Vielleicht hing es nicht mit der Heizung sondern mit einem gasgefüllten Feuerzeug zusammen? War es nicht gerade erst noch von jemanden nachgefüllt worden?
Ja so war es wohl auch gewesen, stellte sich bald durch Nachfragen heraus. Und es hatte sich auch dabei ein kleiner „Unfall“ ergeben. Das Flüssiggas sei möglicherweise ausgetreten und hätte vielleicht zu dem Geruch beigetragen.
Da schwante auch mir, dem Pastor, dass hier wohl die Ursache liegen könnte, aber die Feuerwehr war doch schon unterwegs. Ein Versuch bei der Leitstelle, die Alarmierung abzublasen, schlug natürlich fehl. Und es dauerte auch nicht einmal mehr zwei Minuten, bis die erste Einsatzmannschaft die Kirche erreichte.
In voller für Gaseinsätze vorgesehener Montur eilten nun die ersten Feuerwehrfrauen und –-Männer zur Sakristei, um sich informieren zu lassen. Nach einem kurzen Wortwechsel und einen schnellen Inspektion der Sakristei, war das Resultat schnell gefunden – und auch die Ursache für die Gas-Geruchsbelästigung an Heiligabend. Das Feuerzeug war es tatsächlich gewesen! Kleine Ursache – große Wirkung! Selten war dieses Sprichwort wahrer als in diesen Momenten.
In den wenigen Minuten, in denen die Ahnung zur Gewissheit wurde, steigerte sich die Feuerwehr und Polizeipräsenz am Lauerhaas um das Zehnfache. Die gesamten Straßen um die Kirche erleuchteten im Blaulicht – ganze vollbesetzte Mannschaftswagen waren angerückt wie Rettungswagen und Polizeibeamte. „Tatü,Tata – kommt das Christkind heute mit großem Trara?“ So mussten viele Gottesdienstbesucher wohl denken als sie sich auf dem Weg zum Spätgottesdienst an Heiligabend machten.
Und viele ließen sich auch gar nicht davon abhalten, direkt in die Kirche zu gehen, denn alles schien ja so ruhig zu sein trotz des Lichterspektakels, den der Fuhrpark von Feuerwehr und anderen Einsatzkräften verursachte.
Schon an Ort und Stelle wurden eifrig Dankesworte gesprochen und Weihnachtsgrüße ausgetauscht. Auf die Feuerwehr war Verlass gewesen, die Chance den Gottesdienst noch pünktlich zu beginnen war auch noch mit einem Mal drin.
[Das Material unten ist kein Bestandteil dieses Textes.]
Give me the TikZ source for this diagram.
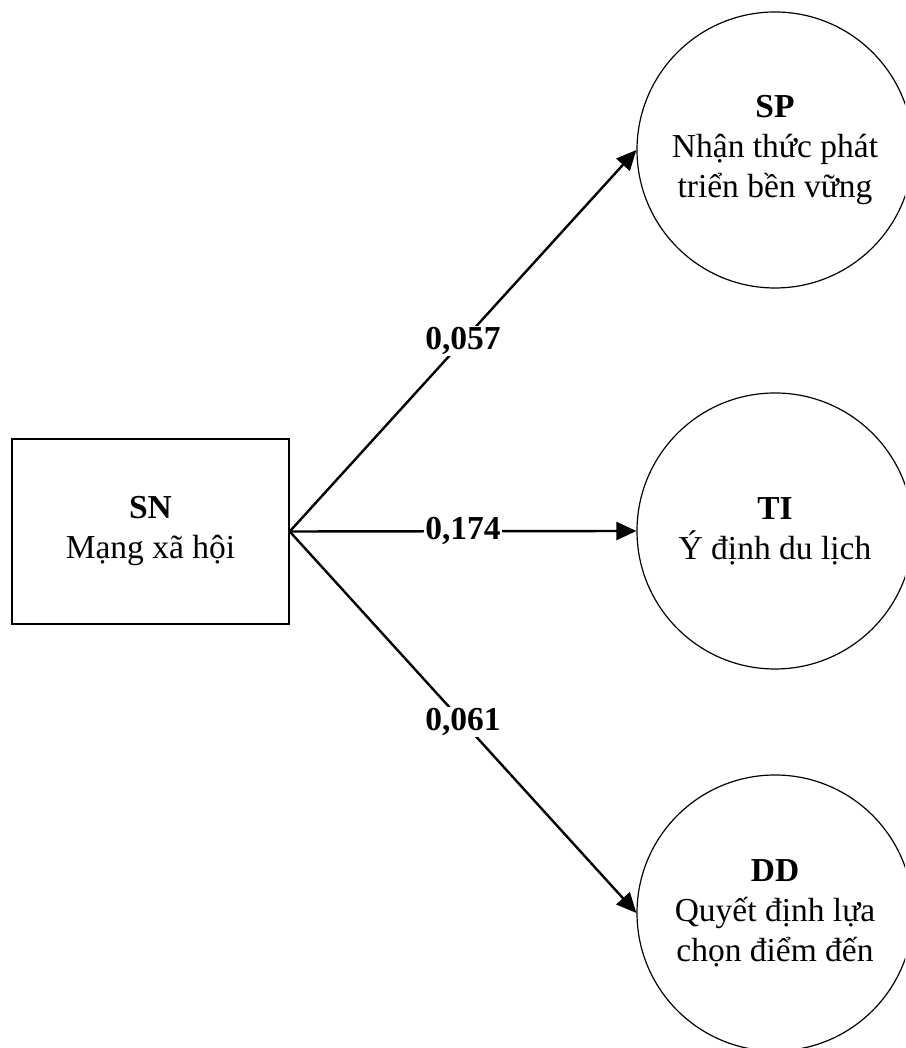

Und so kam es dann auch. Wie schon seit vielen Jahren läuteten die Glocken kurz vor 17 Uhr und danach erklang der erste Weihnachtschoral vielleicht noch etwas inbrünstiger als sonst! Dieses Mal wurde ganz besonders im Gebet der Feuerwehr und der Rettungskräfte an Heiligabend gedacht. Und so wurde es dann auch noch ein frohes Weihnachtsfest am Lauerhaas. Tatü, Tata das Christkind war da!